Chalamov a vingt-deux ans lorsqu’il est brutalement arraché à sa grisante existence moscovite : arrêté en 1929 pour avoir diffusé un document antistalinien, libéré trois ans plus tard, pour être de nouveau jugé en 1937 et condamné à plusieurs années de travaux forcés – le long calvaire commence. Les fragments retraçant son parcours de prisonnier, matière brute des récits à venir, sont terribles. Le désespoir, la douleur, la rage s’y trouvent à l’état brut : les souffrances des années passées au goulag ne sont pas encore sublimées par l’art. « Tu m’as donné ta boue, et j’en ai fait de l’or. » On est sidéré de faire connaissance avec cette boue-là.
En 1961, Chalamov rédige un court texte, « Ce que j’ai vu et compris dans le camp », une sorte de manifeste en 46 points.

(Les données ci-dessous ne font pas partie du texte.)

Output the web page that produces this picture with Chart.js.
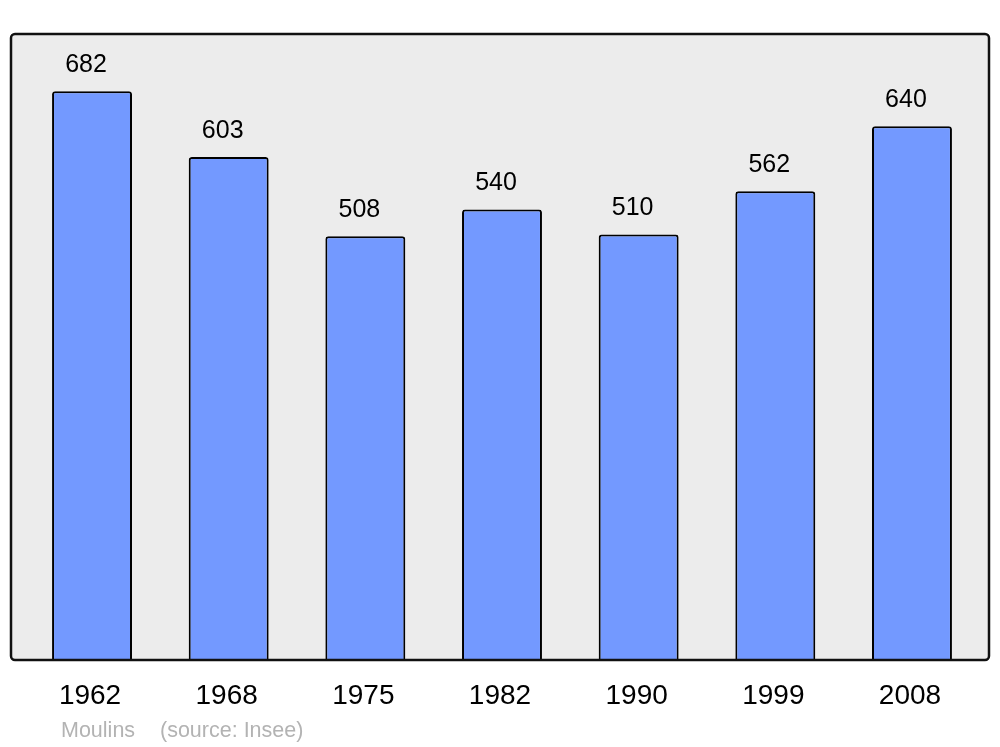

Il constate, désabusé, « l’extrême fragilité de la culture humaine, de la civilisation ». Au camp, toutes les aspirations, tous les sentiments nobles sont balayés, reste « l’instinct, l’esprit de conservation – ce qui fait vivre l’arbre, la pierre, l’animal »
Garder sa dignité
Et pourtant : « Mes forces physiques et spirituelles se sont révélées plus grandes que je ne le pensais dans ces épreuves, et je suis fier de n’avoir vendu personne, de n’avoir envoyé personne à la mort, ni en détention, de n’avoir jamais écrit de lettre de dénonciation », résume-t-il. Le secret de son œuvre est là, dans cette inaltérable « concordance entre parole et action ». Ainsi, l’écrivain à la fois reconnaît les limites de la résistance humaine et indique les moyens de les dépasser. Certes, il existe des souffrances qui brisent l’individu et en font « une bête féroce », et, pourtant, cet individu peut se surpasser et garder sa dignité, à condition de refuser la survie au prix du malheur des autres.
Aujourd’hui, cette leçon universelle est plus que jamais d’actualité. Dans la patrie de l’écrivain, mais pas seulement, l’heure est venue de choisir la dignité, celle qui consiste à défendre la liberté envers et contre tout. « J’ai compris, écrit-il encore, qu’il ne faut pas diviser le monde en “bons” et en “méchants”, mais en “lâches” et en “courageux”. » Chaque jour, désormais, nous en apporte la preuve.